I also love to program, and the link between mathematical research and heritage is something that I think is very valuable to grounding the programmer into the conceptual framework of the nature of computation. I think perhaps the most important thing about your approach for me, was that you seemed to invite me to to mathematical research, with MY obligation as the challenge of working with the framework to gain some level of proficiency so that I could defend these foundational arguments on my own. Oh, and your thinking on the subject is as clear as I’ve ever seen! And you shared that with me!
All the best Mr. Wildberger!
Hi Adam, Thanks for the comment. You are spot on in identifying geometry programs as a great way for amateur mathematicians to make interesting and even possibly important observations and discoveries. Hope you keep on exploring.

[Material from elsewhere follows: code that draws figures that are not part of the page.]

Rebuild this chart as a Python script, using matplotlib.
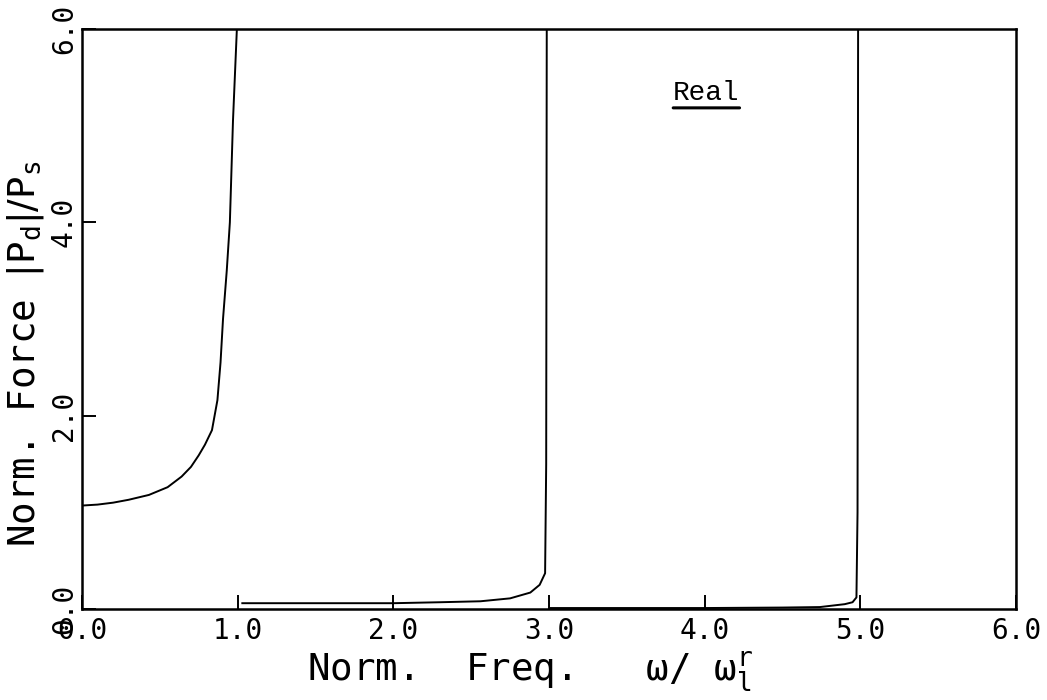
import matplotlib
matplotlib.use("Agg")
import matplotlib.pyplot as plt

# values (Real part of normalised force)
freq_a = [0.0, 0.1, 0.2, 0.3, 0.43, 0.55, 0.64, 0.70, 0.75, 0.79, 0.835, 0.87, 0.89,
          0.906, 0.93, 0.95, 0.97, 0.995, 1.0]
force_a = [1.07, 1.08, 1.10, 1.13, 1.18, 1.26, 1.37, 1.47, 1.59, 1.70, 1.85, 2.16, 2.55,
           3.0, 3.5, 4.0, 5.05, 6.0, 6.3]

freq_b = [1.03, 1.5, 2.0, 2.3, 2.56, 2.75, 2.88, 2.94, 2.975, 2.982, 2.986]
force_b = [0.06, 0.06, 0.06, 0.07, 0.08, 0.11, 0.17, 0.25, 0.37, 1.5, 6.5]

freq_c = [3.01, 3.5, 4.0, 4.5, 4.74, 4.9, 4.95, 4.975, 4.982, 4.986]
force_c = [0.01, 0.01, 0.01, 0.015, 0.02, 0.05, 0.07, 0.12, 1.0, 6.5]

ticks = [0, 1, 2, 3, 4, 5, 6]
tick_labels = ["0.0", "1.0", "2.0", "3.0", "4.0", "5.0", "6.0"]

plt.rcParams['font.family'] = ['DejaVu Sans Mono', 'DejaVu Sans']
plt.rcParams['mathtext.fontset'] = 'dejavusans'

fig = plt.figure(figsize=(10.47, 7.0), dpi=100)
ax = fig.add_axes([0.0783, 0.13, 0.8921, 0.8286])

for xs, ys in [(freq_a, force_a), (freq_b, force_b), (freq_c, force_c)]:
    ax.plot(xs, ys, color='black', linewidth=1.4)

ax.set_xlim(0, 6)
ax.set_ylim(0, 6)
ax.set_xticks(ticks)
ax.set_xticklabels(tick_labels)
ax.set_yticks(ticks[::2])
ax.set_yticklabels(tick_labels[::2], rotation=90, va='center')

ax.tick_params(direction='in', length=10, width=1.4, labelsize=20, pad=6)
ax.tick_params(axis='y', pad=3)
for s in ax.spines.values():
    s.set_linewidth(1.8)

ax.set_xlabel(r"Norm.  Freq.   ω/ ω$_{\mathtt{l}}^{\mathtt{r}}$", fontsize=27)
ax.set_ylabel(r"Norm. Force $|\mathtt{P}_{\mathtt{d}}|/\mathtt{P}_{\mathtt{s}}$", fontsize=27)
ax.xaxis.set_label_coords(0.48, -0.07)
ax.yaxis.set_label_coords(-0.038, 0.44)

# "Real" label with underline
ax.text(0.632, 0.878, "Real", transform=ax.transAxes, fontsize=20, family='Liberation Mono')
ax.annotate("", xy=(0.707, 0.864), xytext=(0.630, 0.864), xycoords='axes fraction',
            arrowprops=dict(arrowstyle='-', lw=2.2, color='black'))

fig.savefig("out.png", dpi=100)
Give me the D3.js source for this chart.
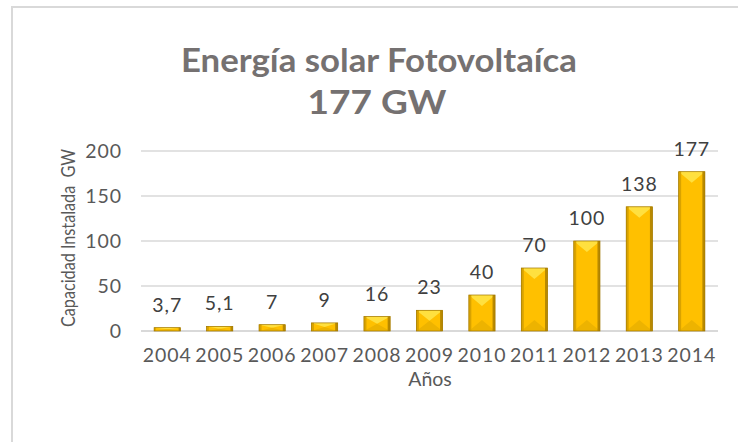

As a consumer of your great Youtube content, let me just say that I wholeheartedly agree with this post! 🙂
I wanted to take some of the information you presented in math foundations and make some python functions out of them. The problem was the pace of the videos is pretty slow, I had already seen them and wasn’t really in a mood to go through them twice. Then I remembered that you number all your slides, and each slide was pretty complete in the information you covered verbally. All I had to do was get near to where I wanted to begin, pause the video, read the slide and then fast forward on to the next slide. If I had *any* questions on what the written material covered I just played the video at normal speed. You friendly voice covered in detail each line of the slide and quickly brought me back in line. I have to admit it was both expedient and enjoyable. Like having a book that took the time to detail any questions, but allowed me to go at a pace I was more comfortable with.